On February 20, Mohammed said he was transferred to Al-Naqab prison, a detention facility in southern Israel, where his treatment improved. Along with 600 other prisoners, he was slated to be released on February 22, but Israel delayed the release by several days. Finally, on February 27th, he was finally freed.
“As we were ordered to prepare ourselves to leave, a sense of ecstasy touched our hearts. They wrapped bracelets around our wrists that said ‘The eternal people do not forget. I pursued my enemies and overtook them.’ We then departed and drove to the Karam Abu-Salem Crossing. I couldn’t believe [I had been freed] and was eager to hug my family. I kept my hands close as if they were cuffed and I looked at the sky,” he said.
When he finally stepped off the bus at the European Hospital in Khan Younis, his 37-year-old mother, Nedaa, pushed through the jubilant crowd to reach him.
“When he first arrived, I burst into tears. Tears of elation after all the pain I had to suffer over time. I cuddled him so warmly and closely and began crying in his arms. It was a new start to life for me,” Nedaa told Drop Site. “Despite losing several relatives, this moment gave us eternal happiness. I never imagined we would meet again. We were subjected to relentless bombardments. Meanwhile, he could have died from the torture. To embrace him again is the dream moment I will never forget. I still find it very difficult to believe he is with us.”

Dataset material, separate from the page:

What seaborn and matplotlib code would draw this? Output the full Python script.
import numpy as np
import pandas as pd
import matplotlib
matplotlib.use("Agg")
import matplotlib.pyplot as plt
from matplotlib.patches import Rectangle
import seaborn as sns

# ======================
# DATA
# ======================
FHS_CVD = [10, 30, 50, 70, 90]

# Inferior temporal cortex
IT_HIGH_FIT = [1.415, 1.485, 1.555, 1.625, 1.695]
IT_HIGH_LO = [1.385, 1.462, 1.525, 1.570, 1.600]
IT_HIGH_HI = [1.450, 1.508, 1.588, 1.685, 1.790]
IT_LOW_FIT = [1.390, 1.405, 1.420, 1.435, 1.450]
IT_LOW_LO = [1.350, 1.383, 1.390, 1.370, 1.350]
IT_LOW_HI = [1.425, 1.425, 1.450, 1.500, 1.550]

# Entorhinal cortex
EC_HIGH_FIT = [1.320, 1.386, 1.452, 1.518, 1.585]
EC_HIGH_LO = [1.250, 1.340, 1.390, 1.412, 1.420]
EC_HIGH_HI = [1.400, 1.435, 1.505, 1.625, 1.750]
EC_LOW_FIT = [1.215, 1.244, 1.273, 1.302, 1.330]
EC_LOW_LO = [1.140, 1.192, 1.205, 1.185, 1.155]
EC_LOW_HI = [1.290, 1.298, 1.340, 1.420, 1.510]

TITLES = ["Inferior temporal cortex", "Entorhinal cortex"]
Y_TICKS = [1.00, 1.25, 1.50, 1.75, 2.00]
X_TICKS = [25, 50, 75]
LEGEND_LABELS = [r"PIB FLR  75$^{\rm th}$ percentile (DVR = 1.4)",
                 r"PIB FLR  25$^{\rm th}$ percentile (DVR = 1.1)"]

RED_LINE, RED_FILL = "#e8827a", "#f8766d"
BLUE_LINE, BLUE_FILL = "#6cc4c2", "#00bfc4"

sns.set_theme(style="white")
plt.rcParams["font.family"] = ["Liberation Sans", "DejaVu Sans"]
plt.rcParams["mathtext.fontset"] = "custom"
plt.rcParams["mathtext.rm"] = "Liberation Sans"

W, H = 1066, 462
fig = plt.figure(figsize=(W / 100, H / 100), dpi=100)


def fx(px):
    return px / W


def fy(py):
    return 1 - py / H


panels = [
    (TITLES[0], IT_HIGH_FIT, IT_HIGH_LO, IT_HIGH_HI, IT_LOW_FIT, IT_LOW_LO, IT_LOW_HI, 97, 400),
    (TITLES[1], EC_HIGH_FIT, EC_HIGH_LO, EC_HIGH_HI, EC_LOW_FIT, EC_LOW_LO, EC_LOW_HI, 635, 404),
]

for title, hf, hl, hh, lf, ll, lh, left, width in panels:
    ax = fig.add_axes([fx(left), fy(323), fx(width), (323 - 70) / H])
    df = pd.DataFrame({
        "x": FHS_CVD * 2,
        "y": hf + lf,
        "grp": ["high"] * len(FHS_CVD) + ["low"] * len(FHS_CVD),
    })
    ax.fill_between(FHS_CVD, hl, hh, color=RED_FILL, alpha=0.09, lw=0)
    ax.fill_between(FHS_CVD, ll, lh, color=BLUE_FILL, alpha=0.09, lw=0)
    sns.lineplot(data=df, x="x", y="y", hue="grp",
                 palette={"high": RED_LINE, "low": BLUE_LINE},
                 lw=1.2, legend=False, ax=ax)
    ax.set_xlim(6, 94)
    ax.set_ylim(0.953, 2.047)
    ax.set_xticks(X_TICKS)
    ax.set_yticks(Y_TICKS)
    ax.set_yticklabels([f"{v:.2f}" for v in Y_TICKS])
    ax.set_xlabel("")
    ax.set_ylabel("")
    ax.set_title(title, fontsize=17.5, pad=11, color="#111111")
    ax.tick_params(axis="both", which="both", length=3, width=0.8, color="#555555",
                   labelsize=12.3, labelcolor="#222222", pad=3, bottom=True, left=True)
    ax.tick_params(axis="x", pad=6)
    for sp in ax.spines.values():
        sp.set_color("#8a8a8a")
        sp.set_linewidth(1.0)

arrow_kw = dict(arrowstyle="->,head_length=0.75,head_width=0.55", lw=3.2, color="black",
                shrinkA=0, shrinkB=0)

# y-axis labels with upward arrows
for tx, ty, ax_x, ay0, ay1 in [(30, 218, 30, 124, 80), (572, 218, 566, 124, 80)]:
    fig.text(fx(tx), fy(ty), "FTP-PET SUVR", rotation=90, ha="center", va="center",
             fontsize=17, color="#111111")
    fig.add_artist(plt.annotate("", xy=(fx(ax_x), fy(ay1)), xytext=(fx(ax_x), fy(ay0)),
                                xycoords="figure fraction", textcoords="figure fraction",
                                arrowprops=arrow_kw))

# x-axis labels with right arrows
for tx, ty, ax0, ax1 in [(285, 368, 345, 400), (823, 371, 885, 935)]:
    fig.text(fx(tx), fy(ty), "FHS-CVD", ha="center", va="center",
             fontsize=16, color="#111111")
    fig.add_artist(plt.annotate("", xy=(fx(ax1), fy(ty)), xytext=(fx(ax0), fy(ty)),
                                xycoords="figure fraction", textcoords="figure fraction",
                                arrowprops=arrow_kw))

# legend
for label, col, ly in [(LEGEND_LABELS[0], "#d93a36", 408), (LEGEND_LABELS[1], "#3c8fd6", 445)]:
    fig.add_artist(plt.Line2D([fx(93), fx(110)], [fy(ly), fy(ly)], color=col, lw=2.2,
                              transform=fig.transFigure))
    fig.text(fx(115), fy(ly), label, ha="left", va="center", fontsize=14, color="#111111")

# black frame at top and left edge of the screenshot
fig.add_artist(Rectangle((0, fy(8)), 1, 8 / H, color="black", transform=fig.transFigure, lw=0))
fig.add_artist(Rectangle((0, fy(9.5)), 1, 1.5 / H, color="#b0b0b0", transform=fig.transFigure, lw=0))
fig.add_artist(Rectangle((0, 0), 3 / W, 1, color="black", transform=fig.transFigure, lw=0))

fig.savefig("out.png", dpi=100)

They took him to the damaged family home where his 40-year-old father was waiting. “I can’t believe that he’s in my arms right now,” he said. “A part of my soul was taken, and we are now reunited. We’ll stay here and rebuild everything. Hopefully, peace will prevail forever and no more wars will break out. What we experienced is enough.”
“I wish for no one in the world to be exposed to what I endured,” Mohammed said. “I honestly still wake up terrified every day, looking at the sky and my hands to see whether or not there are bars or shackles.”